• [RECORDED DATA]
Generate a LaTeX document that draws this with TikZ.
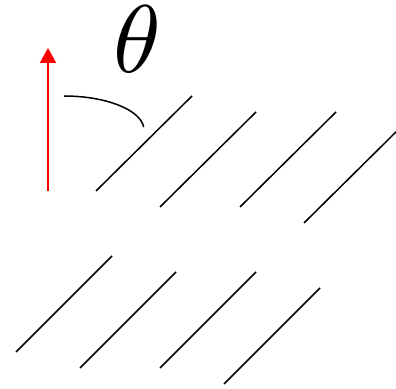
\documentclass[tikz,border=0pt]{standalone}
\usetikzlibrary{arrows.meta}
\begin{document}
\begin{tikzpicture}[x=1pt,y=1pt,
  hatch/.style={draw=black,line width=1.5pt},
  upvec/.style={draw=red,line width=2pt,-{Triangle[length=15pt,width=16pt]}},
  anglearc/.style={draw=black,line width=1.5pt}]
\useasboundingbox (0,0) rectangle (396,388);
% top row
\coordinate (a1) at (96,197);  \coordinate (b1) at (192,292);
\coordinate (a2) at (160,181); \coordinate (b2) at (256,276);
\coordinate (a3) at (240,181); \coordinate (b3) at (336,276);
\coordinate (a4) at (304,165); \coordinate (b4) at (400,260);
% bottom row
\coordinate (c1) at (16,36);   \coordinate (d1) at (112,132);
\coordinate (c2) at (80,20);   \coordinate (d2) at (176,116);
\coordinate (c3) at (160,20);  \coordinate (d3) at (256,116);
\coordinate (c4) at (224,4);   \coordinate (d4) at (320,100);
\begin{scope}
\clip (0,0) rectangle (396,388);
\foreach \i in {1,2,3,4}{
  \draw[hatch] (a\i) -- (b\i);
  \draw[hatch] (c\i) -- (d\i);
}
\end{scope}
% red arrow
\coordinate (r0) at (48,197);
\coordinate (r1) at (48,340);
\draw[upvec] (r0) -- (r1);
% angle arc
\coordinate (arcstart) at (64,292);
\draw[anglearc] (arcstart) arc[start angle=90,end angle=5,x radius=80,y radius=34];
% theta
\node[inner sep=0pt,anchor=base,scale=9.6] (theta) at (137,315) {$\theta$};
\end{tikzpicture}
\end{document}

• [EXERCISE PROMPT]
Reproduce the material above in full, exactly, with no images.

• [PROBLEM SOLUTION]
Generate a LaTeX document that draws this with TikZ.
\documentclass[tikz,border=0pt]{standalone}
\usetikzlibrary{arrows.meta}
\begin{document}
\begin{tikzpicture}[x=1pt,y=1pt,
  hatch/.style={draw=black,line width=1.5pt},
  upvec/.style={draw=red,line width=2pt,-{Triangle[length=15pt,width=16pt]}},
  anglearc/.style={draw=black,line width=1.5pt}]
\useasboundingbox (0,0) rectangle (396,388);
% top row
\coordinate (a1) at (96,197);  \coordinate (b1) at (192,292);
\coordinate (a2) at (160,181); \coordinate (b2) at (256,276);
\coordinate (a3) at (240,181); \coordinate (b3) at (336,276);
\coordinate (a4) at (304,165); \coordinate (b4) at (400,260);
% bottom row
\coordinate (c1) at (16,36);   \coordinate (d1) at (112,132);
\coordinate (c2) at (80,20);   \coordinate (d2) at (176,116);
\coordinate (c3) at (160,20);  \coordinate (d3) at (256,116);
\coordinate (c4) at (224,4);   \coordinate (d4) at (320,100);
\begin{scope}
\clip (0,0) rectangle (396,388);
\foreach \i in {1,2,3,4}{
  \draw[hatch] (a\i) -- (b\i);
  \draw[hatch] (c\i) -- (d\i);
}
\end{scope}
% red arrow
\coordinate (r0) at (48,197);
\coordinate (r1) at (48,340);
\draw[upvec] (r0) -- (r1);
% angle arc
\coordinate (arcstart) at (64,292);
\draw[anglearc] (arcstart) arc[start angle=90,end angle=5,x radius=80,y radius=34];
% theta
\node[inner sep=0pt,anchor=base,scale=9.6] (theta) at (137,315) {$\theta$};
\end{tikzpicture}
\end{document}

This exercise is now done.